Peu de temps après par contre, un conservateur s’est fait élire
responsable du PC de la même république. Les "Conservateurs"
reviennent en force au Congrès du PC : ils accusent Gorbatchev
de trahir Marx et Lénine. L’armée est sûre ment
discrètement derrière eux. A l’heure où nous écrivons
- le Congrès vient de s’ouvrir -, on ne peut rien dire de plus.
Nous conclurons seulement, avec Hélène Carrère
d’Encausse (Radio Monte Carlo le 2 juillet 1990) : "Gorbatchev a
perdu le pouvoir réel, il lui reste le pouvoir apparent".
A suivre.
(1) Le rapport du CERC, pour 1989, vient une nouvelle
fois confirmer : "Les revenus de travail ont moins progressé
que ceux du patrimoine et de l’épargne" ?le Monde 4.7.90).

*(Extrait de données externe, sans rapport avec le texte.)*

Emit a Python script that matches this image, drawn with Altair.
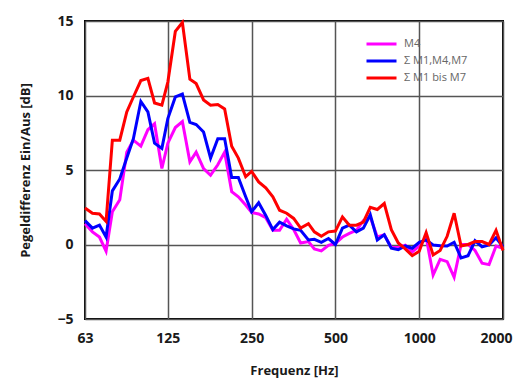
import altair as alt
import pandas as pd

freq = [63, 67, 71, 75, 79, 84, 89, 94, 100, 106, 112, 119,
        125, 133, 141, 150, 158, 168, 178, 189, 200, 212, 224, 238,
        250, 265, 281, 298, 315, 334, 354, 375, 400, 420, 445, 472,
        500, 530, 561, 595, 630, 667, 707, 749, 794, 841, 891, 944,
        1000, 1059, 1122, 1189, 1260, 1335, 1414, 1498, 1587, 1682, 1782, 1888,
        2000]

m4 = [1.4, 0.85, 0.5, -0.45, 2.2, 3.0, 6.2, 7.0, 6.6, 7.7,
      8.1, 5.1, 6.8, 7.85, 8.25, 5.55, 6.2, 5.1, 4.65, 5.35,
      6.2, 3.55, 3.2, 2.65, 2.15, 2.05, 1.8, 0.95, 0.95, 1.7,
      1.0, 0.1, 0.2, -0.3, -0.43, -0.05, 0.08, 0.5, 0.75, 0.95,
      1.6, 1.85, 0.5, 0.65, -0.2, -0.2, -0.05, -0.5, -0.1, 0.5,
      -2.05, -1.0, -1.15, -2.2, 0.0, 0.0, -0.4, -1.25, -1.35, -0.1,
      -0.25]

m1_m4_m7 = [1.6, 1.1, 1.3, 0.5, 3.6, 4.4, 5.8, 7.1, 9.6, 8.9,
            6.8, 6.45, 8.45, 9.9, 10.1, 8.2, 8.05, 7.55, 5.8, 7.1,
            7.1, 4.5, 4.5, 3.2, 2.2, 2.8, 1.95, 1.0, 1.5, 1.25,
            1.05, 0.95, 0.3, 0.35, 0.15, 0.4, 0.0, 1.1, 1.3, 0.85,
            1.1, 2.0, 0.3, 0.65, -0.25, -0.35, -0.1, -0.25, 0.15, 0.3,
            -0.03, -0.08, -0.1, 0.15, -0.9, -0.75, 0.25, -0.15, -0.03, 0.45,
            -0.15]

m1_bis_m7 = [2.45, 2.1, 2.05, 1.55, 7.0, 7.0, 8.9, 9.9, 11.0, 11.15,
             9.5, 9.35, 10.9, 14.3, 14.9, 11.1, 10.8, 9.7, 9.35, 9.4,
             9.1, 6.6, 5.8, 4.55, 4.9, 4.2, 3.8, 3.2, 2.3, 2.1,
             1.75, 1.1, 1.4, 0.85, 0.55, 0.85, 0.9, 1.85, 1.3, 1.3,
             1.5, 2.5, 2.35, 2.75, 1.0, 0.1, -0.3, -0.75, -0.45, 0.8,
             -0.7, -0.4, 0.55, 2.1, -0.1, 0.0, 0.2, 0.2, 0.0, 0.95,
             -0.4]

series_names = ["M4", "\u03a3 M1,M4,M7", "\u03a3 M1 bis M7"]
series_colors = ["#ff00ff", "#0000ff", "#ff0000"]
x_ticks = [63, 125, 250, 500, 1000, 2000]
y_ticks = [-5, 0, 5, 10, 15]

rows = []
for k, (name, vals) in enumerate(zip(series_names, [m4, m1_m4_m7, m1_bis_m7])):
    for f, v in zip(freq, vals):
        rows.append({"f": f, "v": v, "s": name, "k": k})
df = pd.DataFrame(rows)

chart = alt.Chart(df).mark_line(strokeWidth=3, strokeJoin="miter").encode(
    x=alt.X("f:Q",
            scale=alt.Scale(type="log", domain=[63, 2000], nice=False),
            axis=alt.Axis(values=x_ticks, format="d", title="Frequenz [Hz]",
                          labelPadding=12, titlePadding=19, labelFlush=False,
                          labelAlign={"condition": {"test": "datum.value >= 2000", "value": "right"},
                                      "value": "center"},
                          labelOffset={"condition": {"test": "datum.value >= 2000", "value": 9},
                                       "value": 0})),
    y=alt.Y("v:Q",
            scale=alt.Scale(domain=[-5, 15], nice=False, zero=False),
            axis=alt.Axis(values=y_ticks, title="Pegeldifferenz Ein/Aus [dB]",
                          labelPadding=12, titlePadding=24)),
    color=alt.Color("s:N",
                    scale=alt.Scale(domain=series_names, range=series_colors),
                    legend=alt.Legend(title=None, orient="none", legendX=280, legendY=16,
                                      symbolType="stroke", symbolSize=900, symbolStrokeWidth=3,
                                      labelFontSize=11, labelColor="#666666", labelOffset=6,
                                      labelFont="Open Sans", labelFontWeight="normal",
                                      padding=0, rowPadding=3, clipHeight=14)),
    order=alt.Order("k:Q"),
).properties(
    width=418, height=298,
    autosize=alt.AutoSizeParams(type="none"),
    padding={"left": 77, "top": 13, "right": 10, "bottom": 60},
).configure_view(
    stroke="#000000", strokeWidth=2
).configure_axis(
    grid=True, gridColor="#555555", gridWidth=1.5, gridOpacity=1,
    domain=False, ticks=False,
    labelFont="Open Sans", labelFontSize=14, labelFontWeight="bold", labelColor="#1a1a1a",
    titleFont="Open Sans", titleFontSize=13, titleFontWeight="bold", titleColor="#1a1a1a",
)

chart.save("out.html", embed_options={"renderer": "svg", "actions": False})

Le pouvoir d’achat des smicards (1.700.000) a encore baissé de
0,7 % après moins 0,5 en 1988. L’augmentation de la cotisation
assurance-vieillesse de 1 % au premier janvier 1990 (toujours les mêmes
qui paient) a réduit et l’INSEE, avec le CERC, confirme - le
gain de pouvoir d’achat dans le secteur privé à 0,1 %.
Par contre, les revenus des professions libérales e commerciales
continuent à être en forte hausse. Le revenu agricole a
augmenté de 10,8 % en moyenne (là aussi il faut distinguer
entre les gros et les petits : de + 67 à - 12) : et le CERC précise
que cette augmentation est due essentiellement à "l’assainissement
des marchés". Les distributistes traduiront cette monstruosité,
quand des millions d’êtres humains meurent de faim.